The migration into each community is driven by word-of-mouth, but Palmer said problems are exacerbated by predatory staffing agencies that earn fees from both employers and employees and so-called “sponsors” of each parolee who take no responsibility for them once they have arrived.
“These people were thrown into our communities and they brought their culture here so what are we supposed to do?” Palmer asked over the phone. “We are not a sanctuary state and these are not sanctuary communities, but we have been forced into this role.”
Beneficiaries of the program, predominately Haitians, have been increasingly scrutinized since Republican presidential candidate Donald Trump used the platform of the Sept. 10 presidential debate to suggest they were eating cats and dogs in Springfield, Ohio.
Although those claims were immediately determined to be false, people in at least a half-dozen towns in Alabama began to ask more questions about the dark-skinned, Creole speaking immigrants arriving in greater numbers in their own neighborhoods.
In August, residents in the communities of Albertville and Boaz began to voice concerns about busloads of Haitian workers delivered to chicken processing facilities.
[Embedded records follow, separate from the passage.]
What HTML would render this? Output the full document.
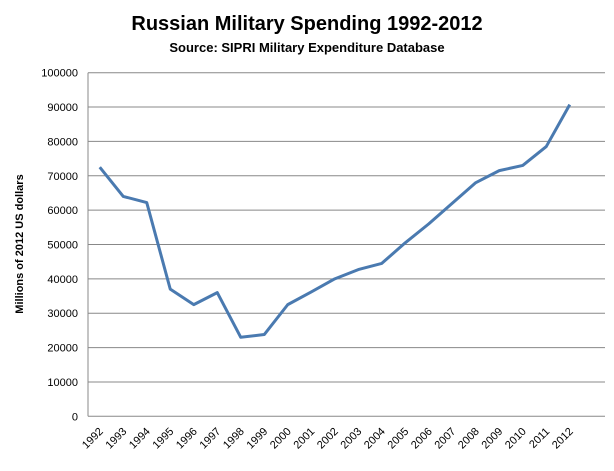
<!DOCTYPE html>
<html><head><meta charset="utf-8"><style>
body{margin:0;background:#fff;width:614px;height:466px;overflow:hidden;font-family:"Liberation Sans",sans-serif}
</style></head><body>
<svg width="614" height="466" xmlns="http://www.w3.org/2000/svg">
<text x="307" y="30" text-anchor="middle" font-size="20" font-weight="bold" font-family="Liberation Sans, sans-serif">Russian Military Spending 1992-2012</text>
<text x="307" y="52" text-anchor="middle" font-size="13" font-weight="bold" font-family="Liberation Sans, sans-serif">Source: SIPRI Military Expenditure Database</text>
<text transform="translate(23,244) rotate(-90)" text-anchor="middle" font-size="11" font-weight="bold">Millions of 2012 US dollars</text>
<g id="grid"></g><g id="yt"></g><g id="xt"></g>
<path id="line" fill="none" stroke="#4a7ab0" stroke-width="3" stroke-linejoin="round"/>
</svg>
<script>
const years=["1992","1993","1994","1995","1996","1997","1998","1999","2000","2001","2002","2003","2004","2005","2006","2007","2008","2009","2010","2011","2012"];
const spending=[72500,64000,62200,37000,32500,36000,23000,23800,32500,36200,40000,42700,44500,50500,56000,62000,68000,71500,73000,78500,90700];
const yTicks=[0,10000,20000,30000,40000,50000,60000,70000,80000,90000,100000];
const NS="http://www.w3.org/2000/svg";
const x0=88,x1=605,yTop=72.7,yBot=416.3,step=23.5,yMax=100000;
const X=i=>x0+step*(i+0.5);
const Y=v=>yBot-(v/yMax)*(yBot-yTop);
const grid=document.getElementById('grid'),yt=document.getElementById('yt'),xt=document.getElementById('xt');
yTicks.forEach(t=>{
 const l=document.createElementNS(NS,'line');
 l.setAttribute('x1',x0);l.setAttribute('x2',x1);l.setAttribute('y1',Y(t));l.setAttribute('y2',Y(t));
 l.setAttribute('stroke','#888');l.setAttribute('stroke-width','1');
 
 
 grid.appendChild(l);
 const s=document.createElementNS(NS,'text');
 s.setAttribute('x',78);s.setAttribute('y',Y(t)+4);s.setAttribute('text-anchor','end');s.setAttribute('font-size','11');
 s.textContent=t;
 
 
 yt.appendChild(s);
});
const ax=document.createElementNS(NS,'line');
ax.setAttribute('x1',x0);ax.setAttribute('x2',x0);ax.setAttribute('y1',yTop);ax.setAttribute('y2',yBot);ax.setAttribute('stroke','#888');


grid.appendChild(ax);
years.forEach((y,i)=>{
 const s=document.createElementNS(NS,'text');
 const xx=X(i)+4,yy=432;
 s.setAttribute('x',xx);s.setAttribute('y',yy);s.setAttribute('text-anchor','end');s.setAttribute('font-size','11');
 s.setAttribute('transform','rotate(-45 '+xx+' '+yy+')');
 s.textContent=y;
 
 
 xt.appendChild(s);
});
document.getElementById('line').setAttribute('d',spending.map((v,i)=>(i?'L':'M')+X(i)+' '+Y(v)).join(' '));
</script>
</body></html>
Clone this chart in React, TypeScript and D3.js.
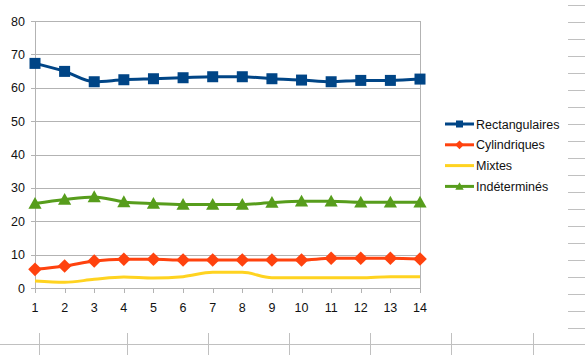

Employers in the area explained the buses were provided free to transport their workforce, who were all legally eligible to work.
In the city of Sylacauga, elected officials suddenly adjourned a city council meeting after residents began asking questions about Haitian immigration Sept. 6. On Sept. 17, a member of the Sylacauga City Council appeared on national news to express fears of pending “civil unrest” over the issue.

Days later, Alabama Senator Tommy Tuberville sent a letter to U.S. Secretary of Homeland Security Alejandro Mayorkas claiming selective enforcement of immigration laws and allowing “an unanticipated influx of tens of thousands of Haitians to rural towns where resources are already strained.”
Tuberville pointed to the parole program as one culprit and added the program offers a false promise of support for migrants while also undermining national security.
According to an August report from U.S. Customs and Border Protection, nearly 530,000 people had entered the country under the program, including 214,000 Haitians. The program was briefly paused in August due to a fraud investigation, but since it has resumed, there are concerns many thousands more parolees are in the pipeline.
In a phone conversation earlier Thursday, Alabama State Representative Ben Robbins, a Republican from Sylacauga, said there is a lot of misinformation surrounding the new arrivals, but he emphasized the parole program has created “pure chaos.” Robbins claimed the federal government cannot provide specifics about the program because it does not track or monitor the parolees.
“There’s simple questions that can’t be answered and that frustrates me,” he said.
While he agrees with Palmer that local governments have largely been kept in the dark, Robbins does see a legislative opportunity.
“There are serious state legislation discussions and I plan on introducing some immigration bills,” he said.
Among the lower hanging fruit are requiring businesses to report the hiring of program parolees and to hold sponsors accountable for monitoring and reporting their compliance with the program.
“There hasn’t been a push to regulate staffing agencies, but we can certainly do something to look under the hood,” he said.
Back at the meeting, Zulma Fleury made her way to the microphone with the help of a walker. Fleury — a Haitian American who immigrated to the United States more than four decades ago and who owns a popular Puerto Rican cafe in neighboring Daleville — was one of the few non-white attendees of the meeting.
Fleury told the crowd that although she had fallen in love with her forever home in Alabama, she has recently become scared by the xenophobic rhetoric.
“I know everyone here tonight is here for the love of their country and their community and their family and 99% of us are God-fearing people,” she said. “But I’m worried about those who aren’t.”